The site is a one acre, narrow slice of hillside just blocks above bustling South Congress Ave with
tree top views of downtown. Rock outcroppings and native vegetation envelope the property,
consistent with the casual, un-manicured character of its neighborhood.
Aside from the opportunities presented by a narrow sloping site, the largest character defining
parameter for the house was the dichotomy of owner interests: he, a musician, internet
entrepreneur who wanted a modern white box with views of downtown and she, a yoga-practicing
mid-wife who wanted a barn with animals. Solving simultaneously the response to site and client,
the solution embraces and exploits the depth and slope ofthe land.
From street level, one climbs a stair through a stone plinth to an elevated terrace captured by the
main house, screened porch and a grove of Live Oaks. The slender mass is drawn out along the
property’s length to avoid protected trees which provide privacy from neighbors. Only the screened
porch projects out to capture prevailing breeze and afford uninterrupted views through the site.
At the center of the home, a large multifold door shared by kitchen/dining and porch can be opened
to provide true outdoor living protected from ever-present mosquitoes. The dining room’s double
height interior volume w/ventilating skylight draws fresh air up and through the house. This solar
chimney, along with the connectedness of the screened porch to the main living space, and the wide
brim-like overhangs enable passive cooling through temperate seasons.

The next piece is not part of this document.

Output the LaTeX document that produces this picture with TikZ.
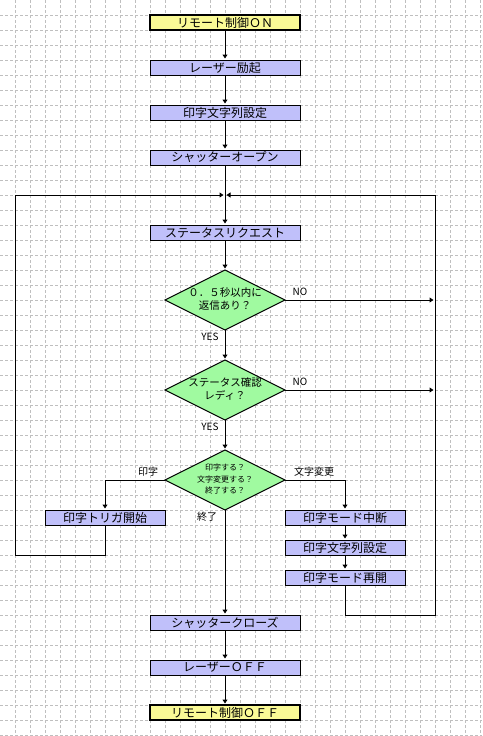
\documentclass[tikz,border=0pt]{standalone}
\usepackage{fontspec}
\setmainfont{Noto Sans CJK JP}
\usetikzlibrary{shapes.geometric,arrows.meta}
\definecolor{yel}{RGB}{250,250,150}
\definecolor{blu}{RGB}{192,192,250}
\definecolor{grn}{RGB}{160,250,160}
\begin{document}
\begin{tikzpicture}[x=1pt,y=-1pt,
  gridline/.style={draw=black!25, line width=0.8pt, dash pattern=on 3pt off 2pt},
  box/.style={draw, line width=1pt, fill=blu, minimum width=150pt, minimum height=15pt, inner sep=0pt, outer sep=0pt, font=\fontsize{12}{12}\selectfont},
  sbox/.style={box, minimum width=120pt},
  term/.style={box, fill=yel, line width=2.5pt},
  dia/.style={diamond, draw, fill=grn, line width=1pt, minimum width=120pt, minimum height=60pt, inner sep=0pt, outer sep=0pt, aspect=2},
  dtext/.style={align=center, inner sep=0pt, font=\fontsize{10.5}{13.5}\selectfont},
  dtextsm/.style={align=center, inner sep=0pt, font=\fontsize{8}{11.5}\selectfont},
  lbl/.style={inner sep=0pt, font=\fontsize{10}{10}\selectfont},
  arr/.style={-{Triangle[length=4pt,width=5pt]}, line width=1pt, shorten >=1.5pt},
  ln/.style={line width=1pt}]
\useasboundingbox (0,0) rectangle (482,736);
\fill[white] (0,0) rectangle (482,736);
\foreach \x in {15,30,...,480} \draw[gridline] (\x,0) -- (\x,736);
\foreach \y in {15,30,...,735} \draw[gridline] (0,\y) -- (482,\y);

% nodes
\node[term] (on) at (225,22.5) {リモート制御ＯＮ};
\node[box] (laser) at (225,67.5) {レーザー励起};
\node[box] (set1) at (225,112.5) {印字文字列設定};
\node[box] (open) at (225,157.5) {シャッターオープン};
\node[box] (req) at (225,232.5) {ステータスリクエスト};
\node[dia] (d1) at (225,300) {};
\node[dtext] (d1t) at (225,299) {０．５秒以内に\\返信あり？};
\node[dia] (d2) at (225,390) {};
\node[dtext] (d2t) at (225,389) {ステータス確認\\レディ？};
\node[dia] (d3) at (225,480) {};
\node[dtextsm] (d3t) at (225,479) {印字する？\\文字変更する？\\終了する？};
\node[sbox] (trig) at (105,517.5) {印字トリガ開始};
\node[sbox] (stop) at (345,517.5) {印字モード中断};
\node[sbox] (set2) at (345,547.5) {印字文字列設定};
\node[sbox] (resume) at (345,577.5) {印字モード再開};
\node[box] (close) at (225,622.5) {シャッタークローズ};
\node[box] (loff) at (225,667.5) {レーザーＯＦＦ};
\node[term] (off) at (225,712.5) {リモート制御ＯＦＦ};

\coordinate (m) at (225,195);
\coordinate (Lt) at (15,195);
\coordinate (Lb) at (15,555);
\coordinate (Rt) at (435,195);
\coordinate (Rb) at (435,615);

% connectors
\draw[arr] (on) -- (laser);
\draw[arr] (laser) -- (set1);
\draw[arr] (set1) -- (open);
\draw[arr] (open) -- (req);
\draw[arr] (req) -- (d1);
\draw[arr] (d1) -- (d2);
\draw[arr] (d2) -- (d3);
\draw[arr] (d3.south) -- (close);
\draw[arr] (close) -- (loff);
\draw[arr] (loff) -- (off);
\draw[arr] (d1.east) -- (d1.east -| Rt);
\draw[arr] (d2.east) -- (d2.east -| Rt);
\draw[arr] (d3.west) -| (trig.north);
\draw[arr] (d3.east) -| (stop.north);
\draw[arr] (stop) -- (set2);
\draw[arr] (set2) -- (resume);
\draw[arr] (trig.south) |- (Lb) -- (Lt) -- (m);
\draw[arr] (resume.south) |- (Rb) -- (Rt) -- (m);

% labels
\node[lbl] (no1) at (300,292) {NO};
\node[lbl] (no2) at (300,382) {NO};
\node[lbl] (yes1) at (210,337) {YES};
\node[lbl] (yes2) at (210,427) {YES};
\node[lbl] (lp) at (148,472) {印字};
\node[lbl] (lc) at (314,472) {文字変更};
\node[lbl] (le) at (207,517) {終了};
\end{tikzpicture}
\end{document}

The material palette both inside and out was chosen with owner interests and neighborhood
context in mind. The slurried stone and rustic, shou sugi ban siding melt comfortably into the
overgrown landscape along Hillside Avenue while thin steel details and large expanses of glazing
cater to more modern sensibilities. So too on the inside, slick white walls and large expanses of
glass are paired with v-groove millwork, claw foot tub and quilt- inspired tile installations.
The result is a composition of buildings which reinforce a camp-like aesthetic gathered around
heritage live oaks. Both modern and rustic the house celebrates the “spirit ofits place.”